▶ [PROMPT]
Return exactly, please, the lines that run from the line with "Write the Apache ECharts code for this chart." to the line with "const years = [2020, 2021, 2022, 2023];", ends included, and omit all pictures.

▶ [Figure scripts]
** Begin **

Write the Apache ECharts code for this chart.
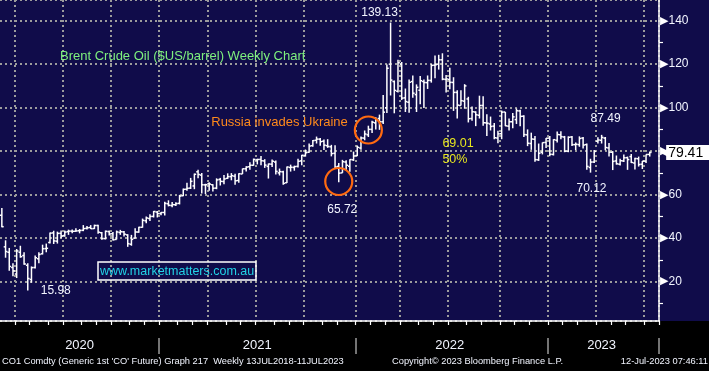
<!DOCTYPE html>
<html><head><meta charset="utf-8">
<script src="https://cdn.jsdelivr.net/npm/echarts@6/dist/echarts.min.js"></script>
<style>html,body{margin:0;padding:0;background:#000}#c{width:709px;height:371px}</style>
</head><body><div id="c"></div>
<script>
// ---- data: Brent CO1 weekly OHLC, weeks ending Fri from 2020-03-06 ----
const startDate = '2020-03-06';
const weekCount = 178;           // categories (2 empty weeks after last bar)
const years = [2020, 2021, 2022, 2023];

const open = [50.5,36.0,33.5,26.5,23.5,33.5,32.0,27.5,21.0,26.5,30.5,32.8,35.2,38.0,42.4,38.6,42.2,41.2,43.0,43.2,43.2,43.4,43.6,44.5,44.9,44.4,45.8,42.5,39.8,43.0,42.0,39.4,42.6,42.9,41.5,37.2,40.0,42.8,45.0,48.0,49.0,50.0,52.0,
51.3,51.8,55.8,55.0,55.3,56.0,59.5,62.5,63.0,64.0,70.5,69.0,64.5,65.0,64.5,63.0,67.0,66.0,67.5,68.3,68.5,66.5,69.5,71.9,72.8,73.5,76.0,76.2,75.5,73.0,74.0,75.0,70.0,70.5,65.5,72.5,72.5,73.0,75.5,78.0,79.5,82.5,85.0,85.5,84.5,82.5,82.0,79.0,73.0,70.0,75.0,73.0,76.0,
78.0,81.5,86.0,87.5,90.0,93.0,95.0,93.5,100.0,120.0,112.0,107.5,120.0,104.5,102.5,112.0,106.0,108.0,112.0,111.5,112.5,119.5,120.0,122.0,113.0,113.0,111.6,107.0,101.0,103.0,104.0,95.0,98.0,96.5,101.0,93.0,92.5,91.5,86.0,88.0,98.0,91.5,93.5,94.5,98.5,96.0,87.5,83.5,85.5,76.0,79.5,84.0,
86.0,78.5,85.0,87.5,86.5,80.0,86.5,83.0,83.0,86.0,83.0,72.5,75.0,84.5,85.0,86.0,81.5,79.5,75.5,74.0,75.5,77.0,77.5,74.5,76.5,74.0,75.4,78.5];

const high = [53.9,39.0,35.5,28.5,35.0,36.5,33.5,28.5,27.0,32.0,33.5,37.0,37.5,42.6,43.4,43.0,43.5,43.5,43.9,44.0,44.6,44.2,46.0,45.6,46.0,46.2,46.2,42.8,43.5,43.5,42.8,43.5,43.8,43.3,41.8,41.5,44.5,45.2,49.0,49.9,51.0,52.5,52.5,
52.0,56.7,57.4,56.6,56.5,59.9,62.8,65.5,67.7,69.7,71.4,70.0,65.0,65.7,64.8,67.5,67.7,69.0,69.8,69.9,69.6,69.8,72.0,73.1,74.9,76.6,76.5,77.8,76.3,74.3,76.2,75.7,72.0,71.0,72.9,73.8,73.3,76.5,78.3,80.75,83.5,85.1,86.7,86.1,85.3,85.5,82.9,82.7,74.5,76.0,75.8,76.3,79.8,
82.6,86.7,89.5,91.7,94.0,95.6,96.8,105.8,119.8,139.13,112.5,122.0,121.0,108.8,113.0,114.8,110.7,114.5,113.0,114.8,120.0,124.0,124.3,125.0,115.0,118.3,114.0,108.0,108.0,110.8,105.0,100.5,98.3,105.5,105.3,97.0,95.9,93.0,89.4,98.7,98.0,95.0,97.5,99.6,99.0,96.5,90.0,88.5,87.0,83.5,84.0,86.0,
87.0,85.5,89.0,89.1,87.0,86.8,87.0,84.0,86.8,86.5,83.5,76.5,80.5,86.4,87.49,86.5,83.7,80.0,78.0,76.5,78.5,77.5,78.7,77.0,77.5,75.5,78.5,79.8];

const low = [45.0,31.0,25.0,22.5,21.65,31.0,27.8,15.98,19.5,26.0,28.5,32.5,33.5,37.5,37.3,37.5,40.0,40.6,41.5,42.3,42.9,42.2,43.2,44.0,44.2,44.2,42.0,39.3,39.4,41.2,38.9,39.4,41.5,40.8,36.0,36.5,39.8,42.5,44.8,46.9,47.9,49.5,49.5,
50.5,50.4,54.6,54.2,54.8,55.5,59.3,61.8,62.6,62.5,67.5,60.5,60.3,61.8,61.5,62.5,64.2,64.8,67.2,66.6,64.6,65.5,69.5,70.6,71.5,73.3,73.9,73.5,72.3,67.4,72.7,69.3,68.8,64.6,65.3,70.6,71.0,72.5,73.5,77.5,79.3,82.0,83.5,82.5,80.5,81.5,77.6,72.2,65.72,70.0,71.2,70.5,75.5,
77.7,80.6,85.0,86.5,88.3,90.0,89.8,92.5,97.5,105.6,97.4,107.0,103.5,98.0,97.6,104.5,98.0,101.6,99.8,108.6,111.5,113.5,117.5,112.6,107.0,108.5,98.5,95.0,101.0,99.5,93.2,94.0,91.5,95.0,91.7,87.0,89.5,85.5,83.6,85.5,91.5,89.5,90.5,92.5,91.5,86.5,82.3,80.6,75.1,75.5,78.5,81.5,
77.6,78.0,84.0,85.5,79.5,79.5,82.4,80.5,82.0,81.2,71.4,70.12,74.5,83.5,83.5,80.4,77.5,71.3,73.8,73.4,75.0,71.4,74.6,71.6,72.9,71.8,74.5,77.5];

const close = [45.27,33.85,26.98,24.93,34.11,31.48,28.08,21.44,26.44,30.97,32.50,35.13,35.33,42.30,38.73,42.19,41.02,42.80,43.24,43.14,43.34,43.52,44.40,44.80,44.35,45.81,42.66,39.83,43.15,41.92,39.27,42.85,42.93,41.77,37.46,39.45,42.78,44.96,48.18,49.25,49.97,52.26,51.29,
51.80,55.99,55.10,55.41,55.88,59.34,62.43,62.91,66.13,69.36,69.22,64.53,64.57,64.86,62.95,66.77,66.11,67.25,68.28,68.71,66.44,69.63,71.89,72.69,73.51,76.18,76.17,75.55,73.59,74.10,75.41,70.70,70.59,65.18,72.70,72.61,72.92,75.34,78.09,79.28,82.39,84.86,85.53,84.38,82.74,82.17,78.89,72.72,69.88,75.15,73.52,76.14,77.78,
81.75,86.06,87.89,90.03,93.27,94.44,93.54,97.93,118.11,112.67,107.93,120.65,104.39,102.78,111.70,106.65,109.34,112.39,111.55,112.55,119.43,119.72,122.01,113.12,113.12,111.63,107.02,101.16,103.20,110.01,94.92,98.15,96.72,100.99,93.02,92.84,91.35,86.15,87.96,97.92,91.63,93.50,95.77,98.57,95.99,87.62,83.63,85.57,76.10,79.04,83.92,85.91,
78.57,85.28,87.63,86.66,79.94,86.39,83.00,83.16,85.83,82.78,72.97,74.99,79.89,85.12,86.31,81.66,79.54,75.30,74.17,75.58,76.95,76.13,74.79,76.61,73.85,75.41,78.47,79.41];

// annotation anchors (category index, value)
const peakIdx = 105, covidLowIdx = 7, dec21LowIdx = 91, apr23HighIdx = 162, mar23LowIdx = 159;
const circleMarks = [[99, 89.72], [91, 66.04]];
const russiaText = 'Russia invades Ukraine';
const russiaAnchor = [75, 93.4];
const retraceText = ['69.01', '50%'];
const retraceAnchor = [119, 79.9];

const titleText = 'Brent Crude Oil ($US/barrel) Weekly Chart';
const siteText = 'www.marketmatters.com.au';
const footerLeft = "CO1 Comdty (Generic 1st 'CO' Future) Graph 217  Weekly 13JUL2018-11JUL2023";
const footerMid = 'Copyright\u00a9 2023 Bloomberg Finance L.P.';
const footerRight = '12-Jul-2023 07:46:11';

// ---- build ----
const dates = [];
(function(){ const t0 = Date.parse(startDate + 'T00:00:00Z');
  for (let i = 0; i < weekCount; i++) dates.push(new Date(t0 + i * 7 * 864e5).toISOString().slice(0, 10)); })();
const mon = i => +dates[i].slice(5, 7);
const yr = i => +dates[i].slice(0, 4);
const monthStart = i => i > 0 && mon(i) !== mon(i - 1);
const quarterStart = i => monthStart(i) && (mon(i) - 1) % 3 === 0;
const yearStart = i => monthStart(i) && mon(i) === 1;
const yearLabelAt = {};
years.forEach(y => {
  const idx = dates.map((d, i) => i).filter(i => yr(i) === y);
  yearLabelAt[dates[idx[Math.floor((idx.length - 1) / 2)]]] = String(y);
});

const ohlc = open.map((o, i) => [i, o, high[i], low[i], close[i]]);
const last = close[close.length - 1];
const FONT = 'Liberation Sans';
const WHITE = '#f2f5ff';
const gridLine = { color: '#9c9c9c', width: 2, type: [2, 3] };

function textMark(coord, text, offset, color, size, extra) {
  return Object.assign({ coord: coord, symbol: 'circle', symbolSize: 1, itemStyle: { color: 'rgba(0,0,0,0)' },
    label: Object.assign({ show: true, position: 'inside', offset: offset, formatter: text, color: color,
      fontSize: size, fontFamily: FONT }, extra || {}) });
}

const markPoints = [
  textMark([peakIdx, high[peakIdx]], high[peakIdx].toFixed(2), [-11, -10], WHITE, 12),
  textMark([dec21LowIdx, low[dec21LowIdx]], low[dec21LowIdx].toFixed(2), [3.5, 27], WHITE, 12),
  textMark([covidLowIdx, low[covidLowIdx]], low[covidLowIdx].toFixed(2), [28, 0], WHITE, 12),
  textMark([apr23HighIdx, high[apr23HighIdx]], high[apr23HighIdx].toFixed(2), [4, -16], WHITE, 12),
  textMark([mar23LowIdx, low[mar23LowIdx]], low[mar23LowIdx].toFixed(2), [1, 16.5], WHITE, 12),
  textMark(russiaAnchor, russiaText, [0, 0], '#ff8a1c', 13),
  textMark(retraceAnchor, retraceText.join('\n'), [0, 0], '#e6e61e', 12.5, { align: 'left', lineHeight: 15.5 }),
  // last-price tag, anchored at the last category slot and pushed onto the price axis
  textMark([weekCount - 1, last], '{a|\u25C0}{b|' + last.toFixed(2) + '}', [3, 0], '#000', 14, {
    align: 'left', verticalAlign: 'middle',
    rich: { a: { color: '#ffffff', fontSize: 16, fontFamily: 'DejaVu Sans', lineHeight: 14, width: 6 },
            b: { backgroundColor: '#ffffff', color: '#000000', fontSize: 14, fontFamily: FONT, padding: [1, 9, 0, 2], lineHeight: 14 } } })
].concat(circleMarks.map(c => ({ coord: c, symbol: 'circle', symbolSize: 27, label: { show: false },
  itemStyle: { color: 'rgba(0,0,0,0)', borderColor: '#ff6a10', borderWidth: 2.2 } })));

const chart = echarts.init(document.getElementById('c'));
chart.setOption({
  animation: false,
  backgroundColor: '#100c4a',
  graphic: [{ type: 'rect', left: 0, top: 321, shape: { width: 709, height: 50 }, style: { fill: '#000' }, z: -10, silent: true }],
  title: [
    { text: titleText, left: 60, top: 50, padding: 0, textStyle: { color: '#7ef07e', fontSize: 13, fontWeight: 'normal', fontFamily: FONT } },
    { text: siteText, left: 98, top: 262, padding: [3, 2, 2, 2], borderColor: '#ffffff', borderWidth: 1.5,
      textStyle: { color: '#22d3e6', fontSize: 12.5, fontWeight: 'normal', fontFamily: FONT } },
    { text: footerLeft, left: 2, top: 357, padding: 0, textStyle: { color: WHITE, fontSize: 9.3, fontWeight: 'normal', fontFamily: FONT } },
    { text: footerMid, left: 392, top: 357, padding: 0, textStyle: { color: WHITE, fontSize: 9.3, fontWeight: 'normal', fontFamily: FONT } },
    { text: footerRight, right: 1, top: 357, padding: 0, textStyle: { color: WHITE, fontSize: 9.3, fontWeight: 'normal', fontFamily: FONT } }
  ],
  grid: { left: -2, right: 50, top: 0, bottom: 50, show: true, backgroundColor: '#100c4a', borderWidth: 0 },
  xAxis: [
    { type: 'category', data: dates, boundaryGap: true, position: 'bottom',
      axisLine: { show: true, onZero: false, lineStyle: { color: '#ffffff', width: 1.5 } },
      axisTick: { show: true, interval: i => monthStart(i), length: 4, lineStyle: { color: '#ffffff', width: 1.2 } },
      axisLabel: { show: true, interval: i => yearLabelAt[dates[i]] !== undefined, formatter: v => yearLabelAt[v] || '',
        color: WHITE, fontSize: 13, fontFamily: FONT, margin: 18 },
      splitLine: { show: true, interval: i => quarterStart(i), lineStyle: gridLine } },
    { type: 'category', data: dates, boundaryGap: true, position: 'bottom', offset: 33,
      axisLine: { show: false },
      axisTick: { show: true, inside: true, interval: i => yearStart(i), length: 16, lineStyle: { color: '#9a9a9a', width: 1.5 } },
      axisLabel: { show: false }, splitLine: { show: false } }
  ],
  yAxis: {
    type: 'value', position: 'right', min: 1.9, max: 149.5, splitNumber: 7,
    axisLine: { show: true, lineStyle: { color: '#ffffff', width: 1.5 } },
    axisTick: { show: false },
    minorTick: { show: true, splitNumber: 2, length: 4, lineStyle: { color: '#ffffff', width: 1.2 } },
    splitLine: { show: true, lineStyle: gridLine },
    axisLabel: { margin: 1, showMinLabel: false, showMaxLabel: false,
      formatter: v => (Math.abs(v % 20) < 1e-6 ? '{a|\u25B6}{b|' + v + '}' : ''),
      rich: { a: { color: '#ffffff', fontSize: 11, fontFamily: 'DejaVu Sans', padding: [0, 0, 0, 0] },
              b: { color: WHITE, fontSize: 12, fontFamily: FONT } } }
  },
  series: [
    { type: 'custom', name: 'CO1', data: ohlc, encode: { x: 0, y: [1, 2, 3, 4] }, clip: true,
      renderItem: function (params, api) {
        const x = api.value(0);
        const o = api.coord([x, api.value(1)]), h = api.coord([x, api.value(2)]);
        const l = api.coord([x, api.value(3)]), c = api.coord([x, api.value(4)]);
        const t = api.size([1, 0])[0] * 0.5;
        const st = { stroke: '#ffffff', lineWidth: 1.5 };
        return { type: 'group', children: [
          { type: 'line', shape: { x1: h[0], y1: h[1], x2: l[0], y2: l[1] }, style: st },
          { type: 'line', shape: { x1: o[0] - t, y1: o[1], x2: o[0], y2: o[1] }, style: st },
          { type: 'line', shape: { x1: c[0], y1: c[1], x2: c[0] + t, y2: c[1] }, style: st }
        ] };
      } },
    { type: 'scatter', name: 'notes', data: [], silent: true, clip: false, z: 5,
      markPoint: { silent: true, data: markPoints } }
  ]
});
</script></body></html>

** End **
** Begin **

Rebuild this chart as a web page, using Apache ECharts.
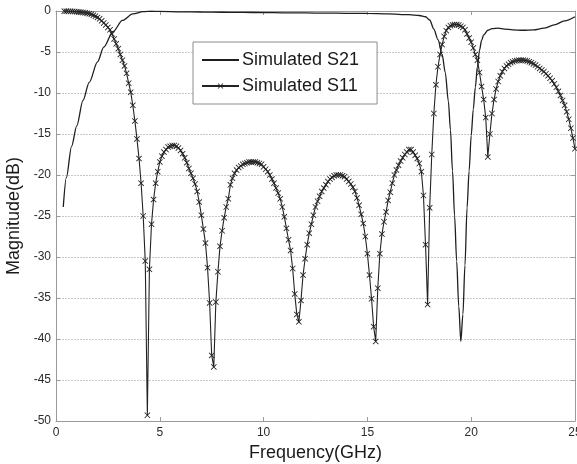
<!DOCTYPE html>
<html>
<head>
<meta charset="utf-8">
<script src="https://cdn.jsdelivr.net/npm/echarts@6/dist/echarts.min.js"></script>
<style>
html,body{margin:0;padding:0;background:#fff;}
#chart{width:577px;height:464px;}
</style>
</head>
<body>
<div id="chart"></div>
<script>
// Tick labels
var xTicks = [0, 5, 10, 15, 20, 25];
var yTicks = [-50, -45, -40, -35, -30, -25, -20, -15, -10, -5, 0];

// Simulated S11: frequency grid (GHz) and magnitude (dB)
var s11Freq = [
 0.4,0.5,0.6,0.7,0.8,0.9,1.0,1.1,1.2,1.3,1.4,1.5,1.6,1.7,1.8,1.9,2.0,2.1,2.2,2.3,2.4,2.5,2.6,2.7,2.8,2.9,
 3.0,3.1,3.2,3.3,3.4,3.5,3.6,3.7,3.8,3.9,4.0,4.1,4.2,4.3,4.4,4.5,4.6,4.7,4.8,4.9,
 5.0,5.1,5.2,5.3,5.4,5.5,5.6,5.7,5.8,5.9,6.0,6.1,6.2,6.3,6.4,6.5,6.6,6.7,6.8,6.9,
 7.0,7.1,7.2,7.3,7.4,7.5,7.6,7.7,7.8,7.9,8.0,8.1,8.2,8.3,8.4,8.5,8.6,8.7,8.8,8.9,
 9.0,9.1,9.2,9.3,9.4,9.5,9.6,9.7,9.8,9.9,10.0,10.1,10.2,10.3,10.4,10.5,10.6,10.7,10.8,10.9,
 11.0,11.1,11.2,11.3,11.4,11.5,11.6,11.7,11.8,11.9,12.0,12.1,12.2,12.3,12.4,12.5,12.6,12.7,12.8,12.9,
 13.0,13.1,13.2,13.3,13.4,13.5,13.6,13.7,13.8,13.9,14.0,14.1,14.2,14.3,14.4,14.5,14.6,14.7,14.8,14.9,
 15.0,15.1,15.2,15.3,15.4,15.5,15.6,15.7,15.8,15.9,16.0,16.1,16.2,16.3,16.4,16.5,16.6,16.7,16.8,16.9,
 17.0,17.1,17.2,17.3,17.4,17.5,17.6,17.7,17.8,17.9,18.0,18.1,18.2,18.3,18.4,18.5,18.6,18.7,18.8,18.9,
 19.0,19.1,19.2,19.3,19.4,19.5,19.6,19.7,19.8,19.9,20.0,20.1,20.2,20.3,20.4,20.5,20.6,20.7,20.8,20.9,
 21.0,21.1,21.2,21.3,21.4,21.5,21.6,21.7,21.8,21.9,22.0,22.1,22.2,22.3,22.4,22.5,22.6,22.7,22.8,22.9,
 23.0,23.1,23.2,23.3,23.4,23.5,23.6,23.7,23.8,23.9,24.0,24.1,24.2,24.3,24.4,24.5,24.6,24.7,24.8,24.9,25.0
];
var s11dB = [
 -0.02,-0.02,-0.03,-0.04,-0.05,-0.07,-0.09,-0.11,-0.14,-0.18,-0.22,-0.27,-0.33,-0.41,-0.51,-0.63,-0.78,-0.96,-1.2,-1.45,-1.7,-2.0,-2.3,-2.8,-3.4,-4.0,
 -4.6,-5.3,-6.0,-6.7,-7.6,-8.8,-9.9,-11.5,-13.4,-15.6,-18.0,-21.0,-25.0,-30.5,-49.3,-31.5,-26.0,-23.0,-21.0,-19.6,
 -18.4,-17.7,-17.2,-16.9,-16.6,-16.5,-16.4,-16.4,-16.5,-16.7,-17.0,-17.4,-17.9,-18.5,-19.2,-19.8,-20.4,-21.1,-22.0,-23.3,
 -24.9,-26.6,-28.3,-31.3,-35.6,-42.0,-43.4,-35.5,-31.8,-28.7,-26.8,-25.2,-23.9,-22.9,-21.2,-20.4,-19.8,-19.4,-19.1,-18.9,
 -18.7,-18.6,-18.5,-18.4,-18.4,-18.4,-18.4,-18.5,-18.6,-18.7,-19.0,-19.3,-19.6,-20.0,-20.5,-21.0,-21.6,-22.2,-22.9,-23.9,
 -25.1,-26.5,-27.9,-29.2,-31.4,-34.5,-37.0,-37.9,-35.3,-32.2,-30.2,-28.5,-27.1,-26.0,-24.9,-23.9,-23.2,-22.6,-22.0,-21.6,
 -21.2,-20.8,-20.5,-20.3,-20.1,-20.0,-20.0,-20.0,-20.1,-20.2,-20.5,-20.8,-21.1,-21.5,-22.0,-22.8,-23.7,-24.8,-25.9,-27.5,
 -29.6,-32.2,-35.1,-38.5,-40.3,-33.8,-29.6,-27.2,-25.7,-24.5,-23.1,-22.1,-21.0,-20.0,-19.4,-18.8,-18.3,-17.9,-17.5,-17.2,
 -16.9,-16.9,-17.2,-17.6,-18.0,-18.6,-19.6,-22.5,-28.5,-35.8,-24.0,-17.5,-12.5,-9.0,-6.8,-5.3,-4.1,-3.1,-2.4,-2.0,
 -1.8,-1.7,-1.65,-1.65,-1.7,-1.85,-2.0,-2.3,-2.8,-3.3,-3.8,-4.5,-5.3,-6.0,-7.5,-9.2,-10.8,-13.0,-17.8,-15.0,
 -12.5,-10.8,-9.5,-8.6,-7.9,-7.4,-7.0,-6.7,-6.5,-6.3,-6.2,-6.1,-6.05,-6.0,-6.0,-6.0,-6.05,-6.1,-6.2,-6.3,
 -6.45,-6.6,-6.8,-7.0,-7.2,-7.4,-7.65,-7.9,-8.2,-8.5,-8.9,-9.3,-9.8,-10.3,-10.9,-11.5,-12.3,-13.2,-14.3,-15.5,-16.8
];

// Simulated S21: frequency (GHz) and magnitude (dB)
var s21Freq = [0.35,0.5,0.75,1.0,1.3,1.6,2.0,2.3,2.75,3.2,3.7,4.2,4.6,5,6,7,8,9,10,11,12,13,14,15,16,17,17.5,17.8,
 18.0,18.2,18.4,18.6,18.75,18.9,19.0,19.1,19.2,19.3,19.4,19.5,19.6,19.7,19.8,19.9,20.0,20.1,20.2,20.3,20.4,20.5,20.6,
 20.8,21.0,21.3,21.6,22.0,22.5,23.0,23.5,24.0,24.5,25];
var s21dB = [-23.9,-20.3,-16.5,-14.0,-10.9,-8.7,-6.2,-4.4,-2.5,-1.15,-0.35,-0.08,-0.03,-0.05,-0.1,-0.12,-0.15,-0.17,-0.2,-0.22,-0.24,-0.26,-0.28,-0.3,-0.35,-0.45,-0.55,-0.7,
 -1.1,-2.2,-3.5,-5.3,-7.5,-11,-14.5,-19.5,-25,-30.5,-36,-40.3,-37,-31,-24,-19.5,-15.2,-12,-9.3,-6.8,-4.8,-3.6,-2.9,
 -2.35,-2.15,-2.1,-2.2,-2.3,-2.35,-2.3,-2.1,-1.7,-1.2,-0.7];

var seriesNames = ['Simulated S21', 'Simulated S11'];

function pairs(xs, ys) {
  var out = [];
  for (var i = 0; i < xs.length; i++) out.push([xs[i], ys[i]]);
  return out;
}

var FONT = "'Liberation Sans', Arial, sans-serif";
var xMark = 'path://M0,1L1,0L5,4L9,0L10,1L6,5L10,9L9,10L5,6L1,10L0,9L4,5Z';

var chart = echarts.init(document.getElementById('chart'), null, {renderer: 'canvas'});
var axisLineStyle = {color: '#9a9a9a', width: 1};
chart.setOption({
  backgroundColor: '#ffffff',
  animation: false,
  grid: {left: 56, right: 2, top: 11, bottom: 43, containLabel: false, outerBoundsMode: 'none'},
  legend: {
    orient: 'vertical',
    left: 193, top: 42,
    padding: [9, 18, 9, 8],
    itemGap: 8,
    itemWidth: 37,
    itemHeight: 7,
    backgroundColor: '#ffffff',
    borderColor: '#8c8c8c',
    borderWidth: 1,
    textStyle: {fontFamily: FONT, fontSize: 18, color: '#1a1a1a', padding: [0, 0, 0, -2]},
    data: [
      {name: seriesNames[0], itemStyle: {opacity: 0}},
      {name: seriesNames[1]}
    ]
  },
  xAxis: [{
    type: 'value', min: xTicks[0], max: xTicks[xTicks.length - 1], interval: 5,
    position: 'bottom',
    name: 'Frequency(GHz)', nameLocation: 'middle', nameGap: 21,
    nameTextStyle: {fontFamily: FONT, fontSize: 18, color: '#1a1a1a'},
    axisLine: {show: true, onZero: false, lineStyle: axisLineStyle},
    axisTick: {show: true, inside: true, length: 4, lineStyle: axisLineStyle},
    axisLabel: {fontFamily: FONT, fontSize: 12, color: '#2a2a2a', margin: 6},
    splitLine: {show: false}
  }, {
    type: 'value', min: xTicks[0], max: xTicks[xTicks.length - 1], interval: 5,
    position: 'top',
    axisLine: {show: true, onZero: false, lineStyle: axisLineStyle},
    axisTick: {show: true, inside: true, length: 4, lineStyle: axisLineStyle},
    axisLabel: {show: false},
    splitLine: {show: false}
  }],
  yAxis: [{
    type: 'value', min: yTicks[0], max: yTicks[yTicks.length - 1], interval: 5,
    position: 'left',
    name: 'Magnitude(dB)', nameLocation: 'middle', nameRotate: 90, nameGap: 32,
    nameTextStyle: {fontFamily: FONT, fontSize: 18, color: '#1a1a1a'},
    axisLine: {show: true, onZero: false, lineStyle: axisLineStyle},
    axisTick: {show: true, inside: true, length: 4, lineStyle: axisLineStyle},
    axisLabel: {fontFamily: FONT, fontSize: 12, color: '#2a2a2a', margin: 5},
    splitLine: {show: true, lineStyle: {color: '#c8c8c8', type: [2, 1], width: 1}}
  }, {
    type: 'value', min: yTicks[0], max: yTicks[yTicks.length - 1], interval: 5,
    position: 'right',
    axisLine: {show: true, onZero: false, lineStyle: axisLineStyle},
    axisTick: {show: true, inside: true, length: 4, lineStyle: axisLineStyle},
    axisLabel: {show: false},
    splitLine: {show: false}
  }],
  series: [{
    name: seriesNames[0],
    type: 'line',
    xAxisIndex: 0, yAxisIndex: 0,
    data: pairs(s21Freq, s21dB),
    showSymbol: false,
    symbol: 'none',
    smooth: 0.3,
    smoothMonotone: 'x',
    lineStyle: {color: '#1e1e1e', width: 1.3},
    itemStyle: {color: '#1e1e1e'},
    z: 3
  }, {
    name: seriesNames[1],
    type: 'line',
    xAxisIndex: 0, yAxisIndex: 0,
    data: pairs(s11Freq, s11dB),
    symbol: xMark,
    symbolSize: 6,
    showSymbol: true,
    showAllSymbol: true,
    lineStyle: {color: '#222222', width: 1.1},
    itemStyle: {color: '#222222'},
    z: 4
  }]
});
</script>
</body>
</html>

** End **

▶ [THE REPLY]
Write the Apache ECharts code for this chart.
<!DOCTYPE html>
<html><head><meta charset="utf-8">
<script src="https://cdn.jsdelivr.net/npm/echarts@6/dist/echarts.min.js"></script>
<style>html,body{margin:0;padding:0;background:#000}#c{width:709px;height:371px}</style>
</head><body><div id="c"></div>
<script>
// ---- data: Brent CO1 weekly OHLC, weeks ending Fri from 2020-03-06 ----
const startDate = '2020-03-06';
const weekCount = 178;           // categories (2 empty weeks after last bar)
const years = [2020, 2021, 2022, 2023];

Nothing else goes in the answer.